Request:
Your task is to output the listing word for word, with pictures excluded.

——

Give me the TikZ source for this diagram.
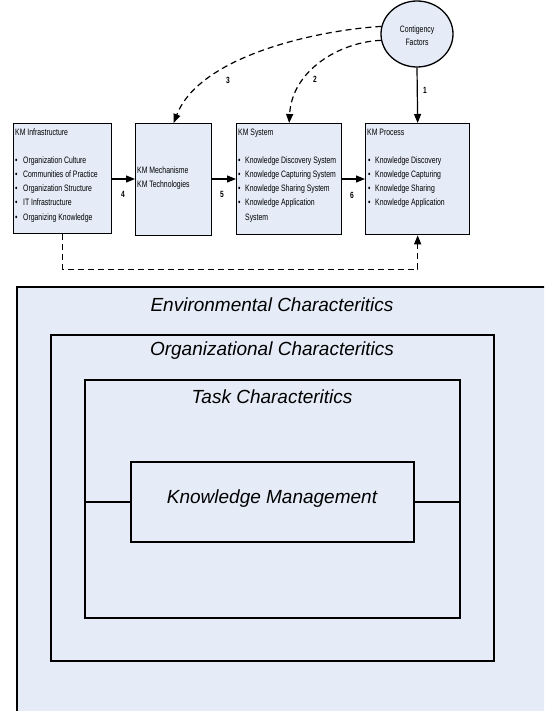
\documentclass[tikz,border=0pt]{standalone}
\usepackage{fontspec}
\setmainfont{Liberation Sans}
\newfontfamily\nar[FakeStretch=0.74]{Liberation Sans}
\usetikzlibrary{arrows.meta,shapes.geometric}
\definecolor{boxfill}{RGB}{229,236,247}
\begin{document}
\begin{tikzpicture}[x=1pt,y=-1pt,
  kmbox/.style={draw, line width=1.3pt, fill=boxfill, rectangle, inner sep=0, anchor=north west},
  small/.style={font=\nar\fontsize{9.3}{10}\selectfont, inner sep=0, anchor=base west},
  num/.style={font=\nar\bfseries\fontsize{9}{10}\selectfont, inner sep=0},
  arr/.style={line width=1.2pt, -{Triangle[length=9pt,width=7pt]}},
  darr/.style={arr, dash pattern=on 6pt off 4pt},
  frame/.style={draw, line width=2pt, fill=boxfill, rectangle, anchor=north west, inner sep=0},
  big/.style={font=\itshape\fontsize{19}{22}\selectfont, inner sep=0}
]
\useasboundingbox (0,0) rectangle (544,711);
\clip (0,0) rectangle (544,711);
\fill[white] (0,0) rectangle (544,711);

% ---------- top diagram ----------
\node[ellipse, draw, line width=1.3pt, fill=boxfill, minimum width=72pt, minimum height=66pt, inner sep=0] (cf) at (417,34) {};
\node[font=\nar\fontsize{9.3}{10}\selectfont, inner sep=0, align=center] (cft) at (417,36) {Contigency\\[3pt]Factors};

\node[kmbox, minimum width=98pt, minimum height=110pt] (infra) at (13,123) {};
\node[kmbox, minimum width=76pt, minimum height=112pt] (mech) at (135,123) {};
\node[kmbox, minimum width=105pt, minimum height=111pt] (sys) at (236,123) {};
\node[kmbox, minimum width=104pt, minimum height=111pt] (proc) at (365,123) {};

% infrastructure texts
\node[small] (t1) at (15,136) {KM Infrastructure};
\node[small] (b11) at (15,164) {•};
\node[small] (i11) at (23,164) {Organization Culture};
\node[small] (b12) at (15,178) {•};
\node[small] (i12) at (23,178) {Communities of Practice};
\node[small] (b13) at (15,192) {•};
\node[small] (i13) at (23,192) {Organization Structure};
\node[small] (b14) at (15,206) {•};
\node[small] (i14) at (23,206) {IT Infrastructure};
\node[small] (b15) at (15,220) {•};
\node[small] (i15) at (23,220) {Organizing Knowledge};

% mechanism texts
\node[small] (m1) at (137,174) {KM Mechanisme};
\node[small] (m2) at (137,188) {KM Technologies};

% system texts
\node[small] (t3) at (238,136) {KM System};
\node[small] (b31) at (238,164) {•};
\node[small] (i31) at (245,164) {Knowledge Discovery System};
\node[small] (b32) at (238,178) {•};
\node[small] (i32) at (245,178) {Knowledge Capturing System};
\node[small] (b33) at (238,192) {•};
\node[small] (i33) at (245,192) {Knowledge Sharing System};
\node[small] (b34) at (238,206) {•};
\node[small] (i34) at (245,206) {Knowledge Application};
\node[small] (i35) at (245,220) {System};

% process texts
\node[small] (t4) at (367,136) {KM Process};
\node[small] (b41) at (368,164) {•};
\node[small] (i41) at (375,164) {Knowledge Discovery};
\node[small] (b42) at (368,178) {•};
\node[small] (i42) at (375,178) {Knowledge Capturing};
\node[small] (b43) at (368,192) {•};
\node[small] (i43) at (375,192) {Knowledge Sharing};
\node[small] (b44) at (368,206) {•};
\node[small] (i44) at (375,206) {Knowledge Application};

% connectors
\draw[arr] (cf.south) -- (proc.north);
\draw[arr] (infra.east |- 0,179) -- (mech.west |- 0,179);
\draw[arr] (mech.east |- 0,179) -- (sys.west |- 0,179);
\draw[arr] (sys.east |- 0,179) -- (proc.west |- 0,179);
\draw[darr] (cf.168) .. controls (320,30) and (200,55) .. (mech.north);
\draw[darr] (cf.190) .. controls (340,42) and (292,70) .. (sys.north);
\draw[darr] (infra.south) -- ++(0,35) -| (proc.south);

\node[num] (n1) at (425,90) {1};
\node[num] (n2) at (315,79) {2};
\node[num] (n3) at (228,80) {3};
\node[num] (n4) at (123,194) {4};
\node[num] (n5) at (222,194) {5};
\node[num] (n6) at (352,195) {6};

% ---------- nested frames ----------
\node[frame, draw=none, minimum width=600pt, minimum height=500pt] (env) at (17,287) {};
\draw[line width=2pt] (env.south west) -- (env.north west) -- (env.north east);
\node[frame, minimum width=443pt, minimum height=326pt] (org) at (50,334) {};
\node[frame, minimum width=375pt, minimum height=238pt] (task) at (84,379) {};
\node[frame, minimum width=283pt, minimum height=80pt] (km) at (130,461) {};

\node[big] (envt) at (272,305) {Environmental Characteritics};
\node[big] (orgt) at (272,351) {Organizational Characteritics};
\node[big] (taskt) at (272,397) {Task Characteritics};
\node[big] (kmt) at (272,499) {Knowledge Management};

\draw[line width=2pt] (km.west -| task.west) -- (km.west);
\draw[line width=2pt] (km.east) -- (km.east -| task.east);
\end{tikzpicture}
\end{document}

——

Output for this exercise:
Give me the TikZ source for this diagram.
\documentclass[tikz,border=0pt]{standalone}
\usepackage{fontspec}
\setmainfont{Liberation Sans}
\newfontfamily\nar[FakeStretch=0.74]{Liberation Sans}
\usetikzlibrary{arrows.meta,shapes.geometric}
\definecolor{boxfill}{RGB}{229,236,247}
\begin{document}
\begin{tikzpicture}[x=1pt,y=-1pt,
  kmbox/.style={draw, line width=1.3pt, fill=boxfill, rectangle, inner sep=0, anchor=north west},
  small/.style={font=\nar\fontsize{9.3}{10}\selectfont, inner sep=0, anchor=base west},
  num/.style={font=\nar\bfseries\fontsize{9}{10}\selectfont, inner sep=0},
  arr/.style={line width=1.2pt, -{Triangle[length=9pt,width=7pt]}},
  darr/.style={arr, dash pattern=on 6pt off 4pt},
  frame/.style={draw, line width=2pt, fill=boxfill, rectangle, anchor=north west, inner sep=0},
  big/.style={font=\itshape\fontsize{19}{22}\selectfont, inner sep=0}
]
\useasboundingbox (0,0) rectangle (544,711);
\clip (0,0) rectangle (544,711);
\fill[white] (0,0) rectangle (544,711);

% ---------- top diagram ----------
\node[ellipse, draw, line width=1.3pt, fill=boxfill, minimum width=72pt, minimum height=66pt, inner sep=0] (cf) at (417,34) {};
\node[font=\nar\fontsize{9.3}{10}\selectfont, inner sep=0, align=center] (cft) at (417,36) {Contigency\\[3pt]Factors};

\node[kmbox, minimum width=98pt, minimum height=110pt] (infra) at (13,123) {};
\node[kmbox, minimum width=76pt, minimum height=112pt] (mech) at (135,123) {};
\node[kmbox, minimum width=105pt, minimum height=111pt] (sys) at (236,123) {};
\node[kmbox, minimum width=104pt, minimum height=111pt] (proc) at (365,123) {};

% infrastructure texts
\node[small] (t1) at (15,136) {KM Infrastructure};
\node[small] (b11) at (15,164) {•};
\node[small] (i11) at (23,164) {Organization Culture};
\node[small] (b12) at (15,178) {•};
\node[small] (i12) at (23,178) {Communities of Practice};
\node[small] (b13) at (15,192) {•};
\node[small] (i13) at (23,192) {Organization Structure};
\node[small] (b14) at (15,206) {•};
\node[small] (i14) at (23,206) {IT Infrastructure};
\node[small] (b15) at (15,220) {•};
\node[small] (i15) at (23,220) {Organizing Knowledge};

% mechanism texts
\node[small] (m1) at (137,174) {KM Mechanisme};
\node[small] (m2) at (137,188) {KM Technologies};

% system texts
\node[small] (t3) at (238,136) {KM System};
\node[small] (b31) at (238,164) {•};
\node[small] (i31) at (245,164) {Knowledge Discovery System};
\node[small] (b32) at (238,178) {•};
\node[small] (i32) at (245,178) {Knowledge Capturing System};
\node[small] (b33) at (238,192) {•};
\node[small] (i33) at (245,192) {Knowledge Sharing System};
\node[small] (b34) at (238,206) {•};
\node[small] (i34) at (245,206) {Knowledge Application};
\node[small] (i35) at (245,220) {System};

% process texts
\node[small] (t4) at (367,136) {KM Process};
\node[small] (b41) at (368,164) {•};
\node[small] (i41) at (375,164) {Knowledge Discovery};
\node[small] (b42) at (368,178) {•};
\node[small] (i42) at (375,178) {Knowledge Capturing};
\node[small] (b43) at (368,192) {•};
\node[small] (i43) at (375,192) {Knowledge Sharing};
\node[small] (b44) at (368,206) {•};
\node[small] (i44) at (375,206) {Knowledge Application};

% connectors
\draw[arr] (cf.south) -- (proc.north);
\draw[arr] (infra.east |- 0,179) -- (mech.west |- 0,179);
\draw[arr] (mech.east |- 0,179) -- (sys.west |- 0,179);
\draw[arr] (sys.east |- 0,179) -- (proc.west |- 0,179);
\draw[darr] (cf.168) .. controls (320,30) and (200,55) .. (mech.north);
\draw[darr] (cf.190) .. controls (340,42) and (292,70) .. (sys.north);
\draw[darr] (infra.south) -- ++(0,35) -| (proc.south);

\node[num] (n1) at (425,90) {1};
\node[num] (n2) at (315,79) {2};
\node[num] (n3) at (228,80) {3};
\node[num] (n4) at (123,194) {4};
\node[num] (n5) at (222,194) {5};
\node[num] (n6) at (352,195) {6};

% ---------- nested frames ----------
\node[frame, draw=none, minimum width=600pt, minimum height=500pt] (env) at (17,287) {};
\draw[line width=2pt] (env.south west) -- (env.north west) -- (env.north east);
\node[frame, minimum width=443pt, minimum height=326pt] (org) at (50,334) {};
\node[frame, minimum width=375pt, minimum height=238pt] (task) at (84,379) {};
\node[frame, minimum width=283pt, minimum height=80pt] (km) at (130,461) {};

\node[big] (envt) at (272,305) {Environmental Characteritics};
\node[big] (orgt) at (272,351) {Organizational Characteritics};
\node[big] (taskt) at (272,397) {Task Characteritics};
\node[big] (kmt) at (272,499) {Knowledge Management};

\draw[line width=2pt] (km.west -| task.west) -- (km.west);
\draw[line width=2pt] (km.east) -- (km.east -| task.east);
\end{tikzpicture}
\end{document}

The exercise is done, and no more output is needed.